PROBLEM STATEMENT:
Take the material below and retype it in full; pictures are left out.

INFORMATION SHOWN:
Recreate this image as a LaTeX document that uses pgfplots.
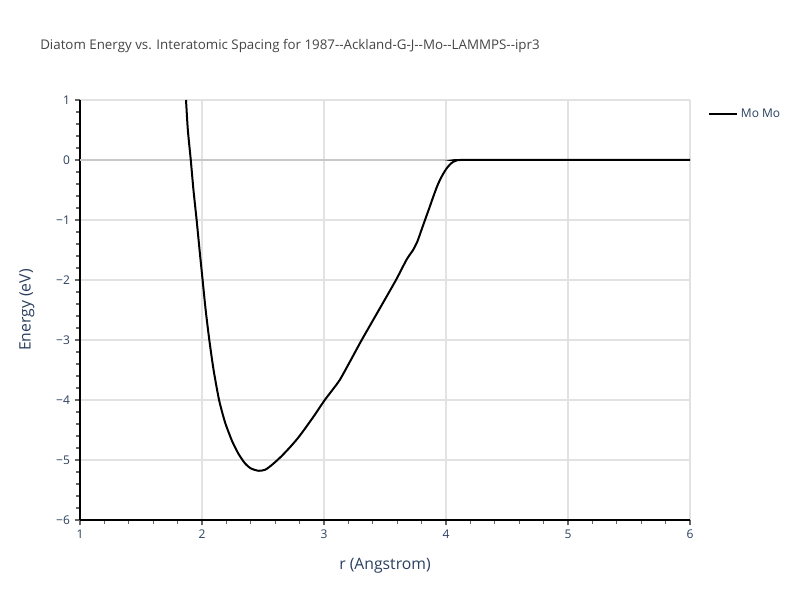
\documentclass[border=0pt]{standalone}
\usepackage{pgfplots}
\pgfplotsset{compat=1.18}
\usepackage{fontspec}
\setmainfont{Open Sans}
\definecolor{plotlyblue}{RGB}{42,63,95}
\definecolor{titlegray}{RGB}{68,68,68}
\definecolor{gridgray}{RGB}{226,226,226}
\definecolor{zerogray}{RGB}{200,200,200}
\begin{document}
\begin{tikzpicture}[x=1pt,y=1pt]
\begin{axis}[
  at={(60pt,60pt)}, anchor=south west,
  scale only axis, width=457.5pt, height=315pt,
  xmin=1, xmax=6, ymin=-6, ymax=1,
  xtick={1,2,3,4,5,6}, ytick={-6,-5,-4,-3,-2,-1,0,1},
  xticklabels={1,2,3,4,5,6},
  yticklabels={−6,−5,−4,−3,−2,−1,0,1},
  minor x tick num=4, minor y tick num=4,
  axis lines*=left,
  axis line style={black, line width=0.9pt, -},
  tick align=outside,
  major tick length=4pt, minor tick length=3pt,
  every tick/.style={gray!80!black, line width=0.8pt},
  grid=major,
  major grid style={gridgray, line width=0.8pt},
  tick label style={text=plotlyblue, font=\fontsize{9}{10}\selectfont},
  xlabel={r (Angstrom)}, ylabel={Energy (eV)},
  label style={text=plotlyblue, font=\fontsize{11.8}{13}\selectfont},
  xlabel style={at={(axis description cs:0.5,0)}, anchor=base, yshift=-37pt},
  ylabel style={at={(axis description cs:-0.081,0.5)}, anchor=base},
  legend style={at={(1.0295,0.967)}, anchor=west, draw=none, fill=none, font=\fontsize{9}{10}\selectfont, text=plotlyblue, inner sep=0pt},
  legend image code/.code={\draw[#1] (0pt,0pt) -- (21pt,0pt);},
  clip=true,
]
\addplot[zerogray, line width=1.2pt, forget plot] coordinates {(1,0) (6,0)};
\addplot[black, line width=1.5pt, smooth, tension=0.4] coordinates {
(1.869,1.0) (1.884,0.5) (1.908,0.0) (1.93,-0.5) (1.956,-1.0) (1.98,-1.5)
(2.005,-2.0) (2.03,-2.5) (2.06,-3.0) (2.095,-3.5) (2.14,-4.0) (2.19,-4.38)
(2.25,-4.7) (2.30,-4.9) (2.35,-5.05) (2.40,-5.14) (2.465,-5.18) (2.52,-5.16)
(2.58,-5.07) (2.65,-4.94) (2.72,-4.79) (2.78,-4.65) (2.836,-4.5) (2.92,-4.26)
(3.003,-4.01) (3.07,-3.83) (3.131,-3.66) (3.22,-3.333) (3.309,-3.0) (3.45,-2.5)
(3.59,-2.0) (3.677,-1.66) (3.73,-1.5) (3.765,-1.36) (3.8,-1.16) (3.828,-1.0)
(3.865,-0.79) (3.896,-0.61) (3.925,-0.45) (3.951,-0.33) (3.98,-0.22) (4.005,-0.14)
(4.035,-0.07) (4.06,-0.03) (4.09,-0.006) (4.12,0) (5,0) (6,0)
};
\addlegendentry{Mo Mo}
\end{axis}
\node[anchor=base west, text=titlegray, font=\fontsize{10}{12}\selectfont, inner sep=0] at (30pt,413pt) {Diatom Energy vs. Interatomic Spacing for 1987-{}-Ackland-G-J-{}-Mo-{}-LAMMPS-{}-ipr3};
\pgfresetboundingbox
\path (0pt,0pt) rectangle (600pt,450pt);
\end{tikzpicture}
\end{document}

CORRECT RESULT:
Recreate this image as a LaTeX document that uses pgfplots.
\documentclass[border=0pt]{standalone}
\usepackage{pgfplots}
\pgfplotsset{compat=1.18}
\usepackage{fontspec}
\setmainfont{Open Sans}
\definecolor{plotlyblue}{RGB}{42,63,95}
\definecolor{titlegray}{RGB}{68,68,68}
\definecolor{gridgray}{RGB}{226,226,226}
\definecolor{zerogray}{RGB}{200,200,200}
\begin{document}
\begin{tikzpicture}[x=1pt,y=1pt]
\begin{axis}[
  at={(60pt,60pt)}, anchor=south west,
  scale only axis, width=457.5pt, height=315pt,
  xmin=1, xmax=6, ymin=-6, ymax=1,
  xtick={1,2,3,4,5,6}, ytick={-6,-5,-4,-3,-2,-1,0,1},
  xticklabels={1,2,3,4,5,6},
  yticklabels={−6,−5,−4,−3,−2,−1,0,1},
  minor x tick num=4, minor y tick num=4,
  axis lines*=left,
  axis line style={black, line width=0.9pt, -},
  tick align=outside,
  major tick length=4pt, minor tick length=3pt,
  every tick/.style={gray!80!black, line width=0.8pt},
  grid=major,
  major grid style={gridgray, line width=0.8pt},
  tick label style={text=plotlyblue, font=\fontsize{9}{10}\selectfont},
  xlabel={r (Angstrom)}, ylabel={Energy (eV)},
  label style={text=plotlyblue, font=\fontsize{11.8}{13}\selectfont},
  xlabel style={at={(axis description cs:0.5,0)}, anchor=base, yshift=-37pt},
  ylabel style={at={(axis description cs:-0.081,0.5)}, anchor=base},
  legend style={at={(1.0295,0.967)}, anchor=west, draw=none, fill=none, font=\fontsize{9}{10}\selectfont, text=plotlyblue, inner sep=0pt},
  legend image code/.code={\draw[#1] (0pt,0pt) -- (21pt,0pt);},
  clip=true,
]
\addplot[zerogray, line width=1.2pt, forget plot] coordinates {(1,0) (6,0)};
\addplot[black, line width=1.5pt, smooth, tension=0.4] coordinates {
(1.869,1.0) (1.884,0.5) (1.908,0.0) (1.93,-0.5) (1.956,-1.0) (1.98,-1.5)
(2.005,-2.0) (2.03,-2.5) (2.06,-3.0) (2.095,-3.5) (2.14,-4.0) (2.19,-4.38)
(2.25,-4.7) (2.30,-4.9) (2.35,-5.05) (2.40,-5.14) (2.465,-5.18) (2.52,-5.16)
(2.58,-5.07) (2.65,-4.94) (2.72,-4.79) (2.78,-4.65) (2.836,-4.5) (2.92,-4.26)
(3.003,-4.01) (3.07,-3.83) (3.131,-3.66) (3.22,-3.333) (3.309,-3.0) (3.45,-2.5)
(3.59,-2.0) (3.677,-1.66) (3.73,-1.5) (3.765,-1.36) (3.8,-1.16) (3.828,-1.0)
(3.865,-0.79) (3.896,-0.61) (3.925,-0.45) (3.951,-0.33) (3.98,-0.22) (4.005,-0.14)
(4.035,-0.07) (4.06,-0.03) (4.09,-0.006) (4.12,0) (5,0) (6,0)
};
\addlegendentry{Mo Mo}
\end{axis}
\node[anchor=base west, text=titlegray, font=\fontsize{10}{12}\selectfont, inner sep=0] at (30pt,413pt) {Diatom Energy vs. Interatomic Spacing for 1987-{}-Ackland-G-J-{}-Mo-{}-LAMMPS-{}-ipr3};
\pgfresetboundingbox
\path (0pt,0pt) rectangle (600pt,450pt);
\end{tikzpicture}
\end{document}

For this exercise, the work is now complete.